Surprising Mercy in the Bronx

The mother of an American hero.

An Irish religious sister, internationally renowned for her healing ministry.

The former vice-postulator for St. Faustina's cause for canonization.

These and other world-class speakers shared the many surprises of God's mercy with a crowd in excess of 1,000 people from as far away as Texas at the eleventh annual Divine Mercy Conference on April 16, held at Cardinal Spellman High School in the Bronx.

"How special it must be that we do this during this Jubilee Year of Mercy, truly acknowledging the message of God's mercy that comes to us through St. Faustina," said Msgr.
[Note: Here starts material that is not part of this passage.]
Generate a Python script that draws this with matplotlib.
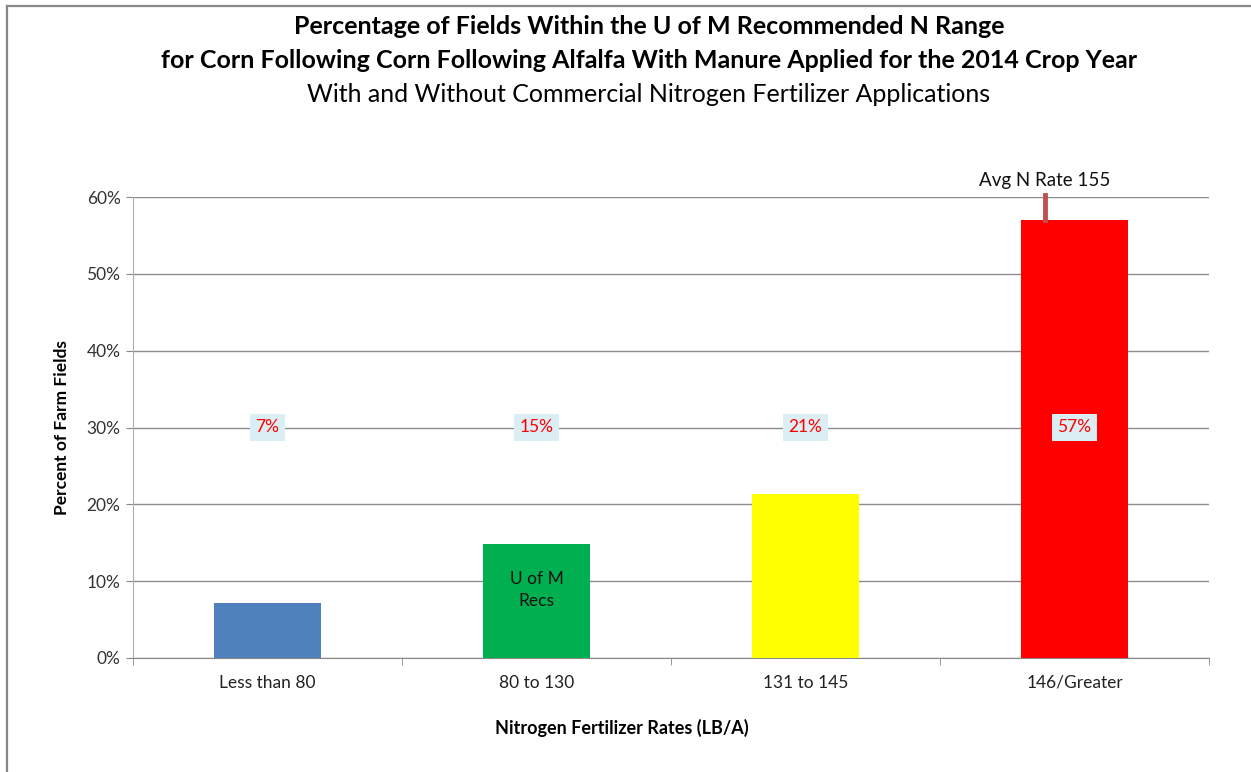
import matplotlib.pyplot as plt
from matplotlib.lines import Line2D

categories = ['Less than 80', '80 to 130', '131 to 145', '146/Greater']
values = [7.1, 14.9, 21.3, 57.0]
labels = ['7%', '15%', '21%', '57%']
colors = ['#4F81BD', '#00B050', '#FFFF00', '#FF0000']
avg_n_rate = 155

plt.rcParams['font.family'] = ['Lato', 'DejaVu Sans']

W, H = 1251, 772
fig = plt.figure(figsize=(W / 100, H / 100), dpi=100)
ax = fig.add_axes([133 / W, 1 - 658 / H, (1209 - 133) / W, (658 - 197) / H])

x = range(len(categories))
ax.bar(x, values, width=0.4, color=colors, zorder=3)

ax.set_xlim(-0.5, len(categories) - 0.5)
ax.set_ylim(0, 60)
ax.set_yticks(range(0, 61, 10))
ax.set_yticklabels([f'{v}%' for v in range(0, 61, 10)], fontsize=12.5, color='#333333')
ax.set_xticks(list(x))
ax.set_xticklabels(categories, fontsize=12.5, color='#222222')
ax.set_xticks([i - 0.5 for i in range(len(categories) + 1)], minor=True)
ax.tick_params(axis='x', which='major', length=0, pad=12)
ax.tick_params(axis='x', which='minor', length=5, color='#888888')
ax.tick_params(axis='y', length=5, color='#888888', pad=4)
ax.grid(axis='y', color='#8c8c8c', linewidth=1, zorder=0)
for s in ['top', 'right']:
    ax.spines[s].set_visible(False)
ax.spines['left'].set_color('#b0b0b0')
ax.spines['bottom'].set_color('#888888')

# data labels at the 30% line
for i, lab in enumerate(labels):
    ax.text(i, 30, lab, ha='center', va='center', fontsize=12.5, color='#FF0000', zorder=5,
            bbox=dict(boxstyle='square,pad=0.3', fc='#DBEEF4', ec='none'))

ax.text(1, 8.9, 'U of M\nRecs', ha='center', va='center', fontsize=12.5,
        color='#111111', linespacing=1.45, zorder=5)

# average N rate marker
mx = 3 - 30 / 269
ax.plot([mx, mx], [57, 60.3], color='#C0504D', linewidth=3.5, zorder=4, clip_on=False)
ax.text(mx, 62.2, f'Avg N Rate {avg_n_rate}', ha='center', va='center', fontsize=13.5, color='#111111')

ax.set_ylabel('Percent of Farm Fields', fontsize=12.5, fontweight='bold', labelpad=12)
ax.set_xlabel('Nitrogen Fertilizer Rates (LB/A)', fontsize=13, fontweight='bold')
ax.xaxis.set_label_coords((622 - 133) / 1076, -(719 - 658) / 461)

fig.text(649 / W, 1 - 27 / H, 'Percentage of Fields Within the U of M Recommended N Range',
         ha='center', va='center', fontsize=18, fontweight='bold')
fig.text(649 / W, 1 - 61 / H, 'for Corn Following Corn Following Alfalfa With Manure Applied for the 2014 Crop Year',
         ha='center', va='center', fontsize=18, fontweight='bold')
fig.text(649 / W, 1 - 95 / H, 'With and Without Commercial Nitrogen Fertilizer Applications',
         ha='center', va='center', fontsize=18)

# outer chart frame (left and top edges visible)
fig.add_artist(Line2D([6.5 / W, 6.5 / W], [0, 1 - 5.5 / H], color='#888888', linewidth=1.6))
fig.add_artist(Line2D([6.5 / W, 1], [1 - 5.5 / H, 1 - 5.5 / H], color='#888888', linewidth=1.6))

fig.savefig('out.png', dpi=100)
Thomas Nydegger, vicar general and moderator of the curia for the Archdiocese of Newark, New Jersey, and lead celebrant and homilist for the day's Mass. "What a blessing it is for all of us to be together today."

Dr. Robert Stackpole, the emcee of the conference and director of the John Paul II Institute of Divine Mercy, summed up this Jubilee Year's Bronx conference in one quick phrase: "The Divine Mercy is always surprising. It's more than you think and not what you necessarily expect." That "surprising" theme echoed Pope Francis' teaching about the God of surprises and his surprising decision to call for an extraordinary Jubilee Year of Mercy.

Check out our photo gallery.

+ + + + View talks from the conference below. + + + +

Among the day's presenters was the internationally renowned speaker and author Sr. Briege McKenna, OSC, who shared that if she were to be stranded on an island, the book she'd want, besides the Bible, would be the Diary of Saint Maria Faustina Kowalska, "because I read it every day. When I read it, I read all those promises from Jesus, promises He guarantees will be fulfilled. And yet we don't believe them! We take up promises that society's offering us. What's happened?"

The problem, said Sr. Briege, was that so many people had fallen away from prayer and the Sacraments, especially the Sacraments of Confession and the Eucharist.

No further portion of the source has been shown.